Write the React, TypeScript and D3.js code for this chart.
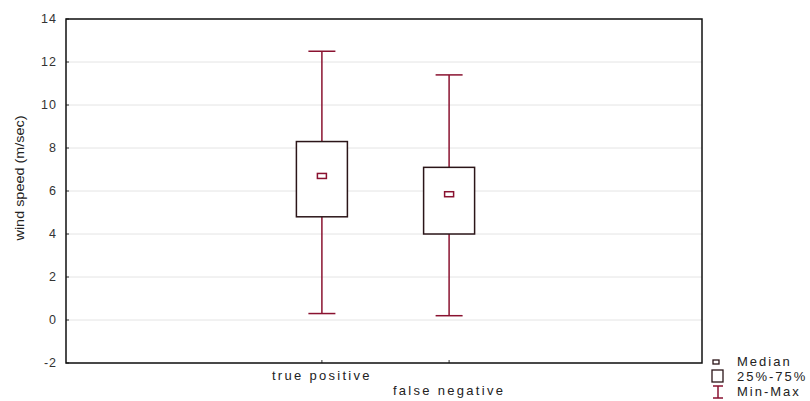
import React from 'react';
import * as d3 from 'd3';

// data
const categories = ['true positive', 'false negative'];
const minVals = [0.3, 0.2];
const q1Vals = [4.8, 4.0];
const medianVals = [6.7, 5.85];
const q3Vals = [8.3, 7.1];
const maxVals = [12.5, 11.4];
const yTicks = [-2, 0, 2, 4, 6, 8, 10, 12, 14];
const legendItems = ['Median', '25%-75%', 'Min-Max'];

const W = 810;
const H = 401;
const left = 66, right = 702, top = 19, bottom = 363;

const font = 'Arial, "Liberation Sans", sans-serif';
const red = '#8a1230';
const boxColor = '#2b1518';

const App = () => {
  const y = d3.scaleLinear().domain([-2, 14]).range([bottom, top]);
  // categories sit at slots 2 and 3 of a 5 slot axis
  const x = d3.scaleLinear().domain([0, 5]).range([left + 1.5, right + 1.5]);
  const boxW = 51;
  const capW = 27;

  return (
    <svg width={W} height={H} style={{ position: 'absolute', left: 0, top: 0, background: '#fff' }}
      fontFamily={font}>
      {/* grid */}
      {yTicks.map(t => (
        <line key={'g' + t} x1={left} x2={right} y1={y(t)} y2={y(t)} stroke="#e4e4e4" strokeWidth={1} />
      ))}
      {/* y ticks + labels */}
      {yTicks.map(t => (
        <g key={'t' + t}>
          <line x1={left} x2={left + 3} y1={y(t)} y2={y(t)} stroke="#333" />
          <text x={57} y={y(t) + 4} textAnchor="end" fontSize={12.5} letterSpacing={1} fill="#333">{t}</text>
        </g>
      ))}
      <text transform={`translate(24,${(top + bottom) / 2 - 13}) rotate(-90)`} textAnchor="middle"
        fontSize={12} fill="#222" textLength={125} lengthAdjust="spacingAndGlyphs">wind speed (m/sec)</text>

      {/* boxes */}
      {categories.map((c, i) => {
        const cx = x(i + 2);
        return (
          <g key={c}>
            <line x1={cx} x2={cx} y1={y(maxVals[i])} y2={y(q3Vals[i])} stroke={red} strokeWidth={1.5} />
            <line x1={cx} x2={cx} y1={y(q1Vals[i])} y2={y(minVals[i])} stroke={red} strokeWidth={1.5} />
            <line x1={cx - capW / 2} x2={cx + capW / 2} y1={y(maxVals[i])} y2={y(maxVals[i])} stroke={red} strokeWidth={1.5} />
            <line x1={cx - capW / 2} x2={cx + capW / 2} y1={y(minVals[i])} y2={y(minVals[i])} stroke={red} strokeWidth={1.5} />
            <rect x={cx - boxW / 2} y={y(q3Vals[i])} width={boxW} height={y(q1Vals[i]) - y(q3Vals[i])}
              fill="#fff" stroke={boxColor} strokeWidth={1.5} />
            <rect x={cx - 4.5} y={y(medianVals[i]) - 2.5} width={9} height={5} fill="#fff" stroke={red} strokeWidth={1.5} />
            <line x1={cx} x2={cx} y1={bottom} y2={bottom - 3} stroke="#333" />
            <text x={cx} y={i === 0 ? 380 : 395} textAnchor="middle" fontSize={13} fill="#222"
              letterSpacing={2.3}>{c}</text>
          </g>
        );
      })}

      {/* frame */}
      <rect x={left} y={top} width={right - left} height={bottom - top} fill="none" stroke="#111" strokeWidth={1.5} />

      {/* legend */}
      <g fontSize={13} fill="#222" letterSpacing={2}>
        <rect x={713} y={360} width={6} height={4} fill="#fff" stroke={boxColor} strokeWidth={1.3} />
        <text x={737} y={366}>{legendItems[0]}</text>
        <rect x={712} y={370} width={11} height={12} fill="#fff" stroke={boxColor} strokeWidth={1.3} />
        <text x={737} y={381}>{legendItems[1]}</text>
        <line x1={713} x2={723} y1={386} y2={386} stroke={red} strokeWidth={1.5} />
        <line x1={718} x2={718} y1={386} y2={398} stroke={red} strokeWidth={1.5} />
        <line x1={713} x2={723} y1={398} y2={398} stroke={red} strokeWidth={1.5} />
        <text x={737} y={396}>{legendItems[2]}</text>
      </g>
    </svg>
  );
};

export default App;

+-------+

» **PROBLEM DETAILS**:
Output the lines above in full and exactly as given, omitting any pictures.

» **RESPONSE**:
Write the React, TypeScript and D3.js code for this chart.
import React from 'react';
import * as d3 from 'd3';

// data
const categories = ['true positive', 'false negative'];
const minVals = [0.3, 0.2];
const q1Vals = [4.8, 4.0];
const medianVals = [6.7, 5.85];
const q3Vals = [8.3, 7.1];
const maxVals = [12.5, 11.4];
const yTicks = [-2, 0, 2, 4, 6, 8, 10, 12, 14];
const legendItems = ['Median', '25%-75%', 'Min-Max'];

const W = 810;
const H = 401;
const left = 66, right = 702, top = 19, bottom = 363;

const font = 'Arial, "Liberation Sans", sans-serif';
const red = '#8a1230';
const boxColor = '#2b1518';

const App = () => {
  const y = d3.scaleLinear().domain([-2, 14]).range([bottom, top]);
  // categories sit at slots 2 and 3 of a 5 slot axis
  const x = d3.scaleLinear().domain([0, 5]).range([left + 1.5, right + 1.5]);
  const boxW = 51;
  const capW = 27;

  return (
    <svg width={W} height={H} style={{ position: 'absolute', left: 0, top: 0, background: '#fff' }}
      fontFamily={font}>
      {/* grid */}
      {yTicks.map(t => (
        <line key={'g' + t} x1={left} x2={right} y1={y(t)} y2={y(t)} stroke="#e4e4e4" strokeWidth={1} />
      ))}
      {/* y ticks + labels */}
      {yTicks.map(t => (
        <g key={'t' + t}>
          <line x1={left} x2={left + 3} y1={y(t)} y2={y(t)} stroke="#333" />
          <text x={57} y={y(t) + 4} textAnchor="end" fontSize={12.5} letterSpacing={1} fill="#333">{t}</text>
        </g>
      ))}
      <text transform={`translate(24,${(top + bottom) / 2 - 13}) rotate(-90)`} textAnchor="middle"
        fontSize={12} fill="#222" textLength={125} lengthAdjust="spacingAndGlyphs">wind speed (m/sec)</text>

      {/* boxes */}
      {categories.map((c, i) => {
        const cx = x(i + 2);
        return (
          <g key={c}>
            <line x1={cx} x2={cx} y1={y(maxVals[i])} y2={y(q3Vals[i])} stroke={red} strokeWidth={1.5} />
            <line x1={cx} x2={cx} y1={y(q1Vals[i])} y2={y(minVals[i])} stroke={red} strokeWidth={1.5} />
            <line x1={cx - capW / 2} x2={cx + capW / 2} y1={y(maxVals[i])} y2={y(maxVals[i])} stroke={red} strokeWidth={1.5} />
            <line x1={cx - capW / 2} x2={cx + capW / 2} y1={y(minVals[i])} y2={y(minVals[i])} stroke={red} strokeWidth={1.5} />
            <rect x={cx - boxW / 2} y={y(q3Vals[i])} width={boxW} height={y(q1Vals[i]) - y(q3Vals[i])}
              fill="#fff" stroke={boxColor} strokeWidth={1.5} />
            <rect x={cx - 4.5} y={y(medianVals[i]) - 2.5} width={9} height={5} fill="#fff" stroke={red} strokeWidth={1.5} />
            <line x1={cx} x2={cx} y1={bottom} y2={bottom - 3} stroke="#333" />
            <text x={cx} y={i === 0 ? 380 : 395} textAnchor="middle" fontSize={13} fill="#222"
              letterSpacing={2.3}>{c}</text>
          </g>
        );
      })}

      {/* frame */}
      <rect x={left} y={top} width={right - left} height={bottom - top} fill="none" stroke="#111" strokeWidth={1.5} />

      {/* legend */}
      <g fontSize={13} fill="#222" letterSpacing={2}>
        <rect x={713} y={360} width={6} height={4} fill="#fff" stroke={boxColor} strokeWidth={1.3} />
        <text x={737} y={366}>{legendItems[0]}</text>
        <rect x={712} y={370} width={11} height={12} fill="#fff" stroke={boxColor} strokeWidth={1.3} />
        <text x={737} y={381}>{legendItems[1]}</text>
        <line x1={713} x2={723} y1={386} y2={386} stroke={red} strokeWidth={1.5} />
        <line x1={718} x2={718} y1={386} y2={398} stroke={red} strokeWidth={1.5} />
        <line x1={713} x2={723} y1={398} y2={398} stroke={red} strokeWidth={1.5} />
        <text x={737} y={396}>{legendItems[2]}</text>
      </g>
    </svg>
  );
};

export default App;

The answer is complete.